The purpose of the Conservative party ought to be to create an expanding, prosperous, socially responsible middle class. And the way we solve poverty is lifting people up into the middle class. This is not about privilege or greed, but exactly the reverse. Membership of the middle class ought to be self-electing, based on behaviour, and not derived from barriers to entry.

This is also the lesson of the core texts of conservatism, the works of Edmund Burke and Adam Smith. (Incidentally, neither of them used the idiot-word capitalism, which is the language of the enemy, enshrining the interests of investors above other market participants, such as consumers. Smith used the term “commercial society”, which recognised the social and moral framework markets operate in and is much better.)

According to the first volume of Charles Moore’s biography, Lady Thatcher’s allegiance to the middle class was evident from when she first stood for Parliament in Dartford in 1950. She even had an understanding with the well-to-do local trade unionists because they were fighting for the underdog. “In particular, she was close to small businesses, and to the aspirations of young lower middle class people like herself born with no great advantages.”

In their turn, “the bank clerks, bank managers, solicitors’ secretaries, a man who worked in his family fireworking business, a woman who was PA to the big local builder” saw her as one of their own.

In a 1975 article for the Daily Telegraph entitled “To stand for Middle Class Values is No Bad Thing”, she wrote that “Sneering at ‘middle-class values”’is to insult the working class no less than the bourgeois.”
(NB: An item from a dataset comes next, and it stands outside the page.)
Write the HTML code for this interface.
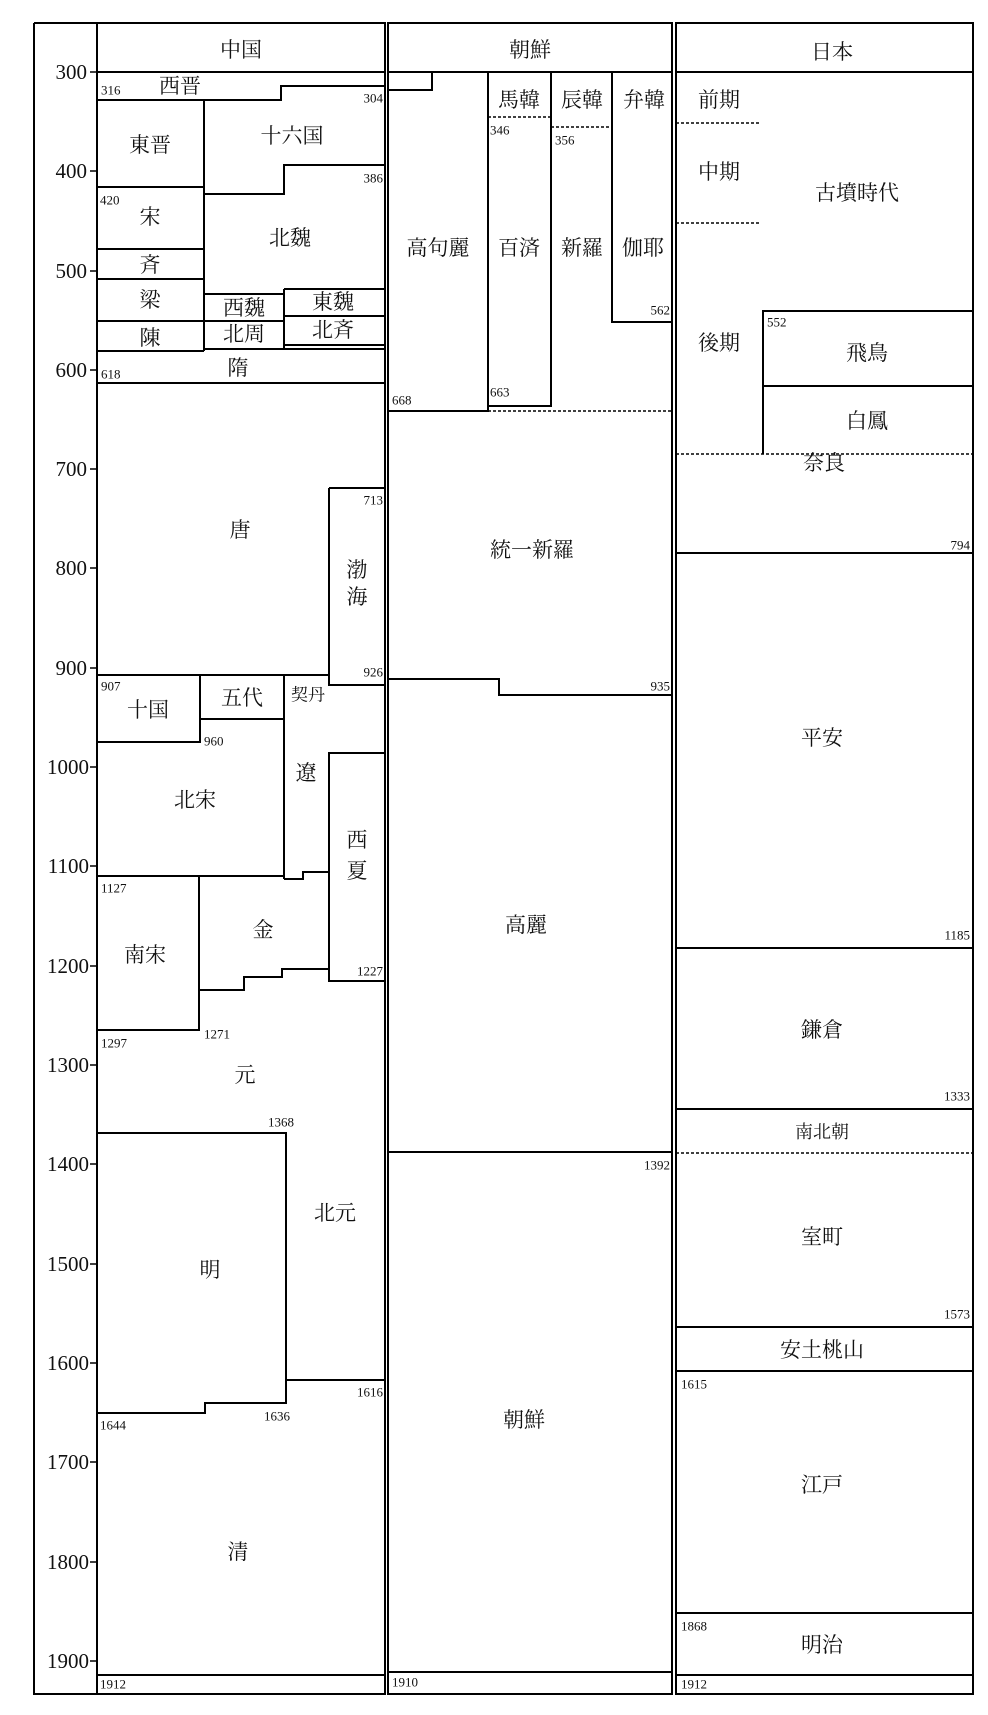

Just before the 1979 election campaign — the one where she went memorably went shopping with a TV camera in tow, asking the market trader “How much? Prices have gone up, haven’t they?” the party ran an advertisement in women’s magazines. It was a quiz which said:

Which of these people is more likely to know what it is like to do the family shopping?

James Callaghan
Your husband
Mrs Thatcher

Everybody knew the answer.

You find this sensibility again in a famous interview she gave to Sir Robin Day during the 1987 election where he accuses her of being divisive and abandoning the One Nation tradition. There is a long exchange in which he tries to interrupt, to no avail “Let me answer that question because I feel very strongly about it” and “you asked me what I know you call the gut question… Its gone right for the jugular, let me finish.”

Then, the peroration “More home ownership; far more share ownership; far more savings in building society accounts. This is what is building one nation — as every earner becomes a shareholder, as more and more people own their homes. No. We are getting rid of the divisions. We are replacing conflict with co-operation. We are building one nation through wider property-owning democracy. Please go ahead — I am sorry, but it was a pretty fundamental question.”

Of course, times change, and translating Thatcherism into a contemporary creed should absolutely not be seen as a mere cut-and-paste job. I personally don’t like too much specifically class-based rhetoric, which has had its day. We need a more unifying, culturally sensitive language now. She would likely have been perplexed by social media.

Some things, however, don’t change and it is one of the important ironies of middle-class values that they are constantly undermined from the inside by “the Blob”, the fashionable intelligentsia to be found among lobby groups, the media, universities and lurking in some large companies. One of the mistakes of the Theresa May/David Cameron Conservative party is it has pandered to the Blobbies too much.

No wonder Barnaby Lennon, the chairman of the Independent Schools Council, said this week that being middle class was increasingly portrayed by commentators as to be a sinner.

What would an updated Thatcherism look like? I would start with two tests. First, a pro-growth, pro- consumer one. Government ought to benefit ordinary people and understand their needs and desire to improve their lives, especially the lives of the younger generation. Second, a values test. It is not true, not has it ever been, that markets, individuals or societies function best in a selfish, devil-take-the-hindmost-framework. Large corporates need regulating. And taxing. Sympathy for our fellow human beings, for the disadvantaged and indeed for the environment is fundamental to leading a flourishing life.

Naturally, Lady Thatcher would plainly have sorted Brexit months ago.

George Trefgarne is founder and CEO of Boscobel & Partners consultancy.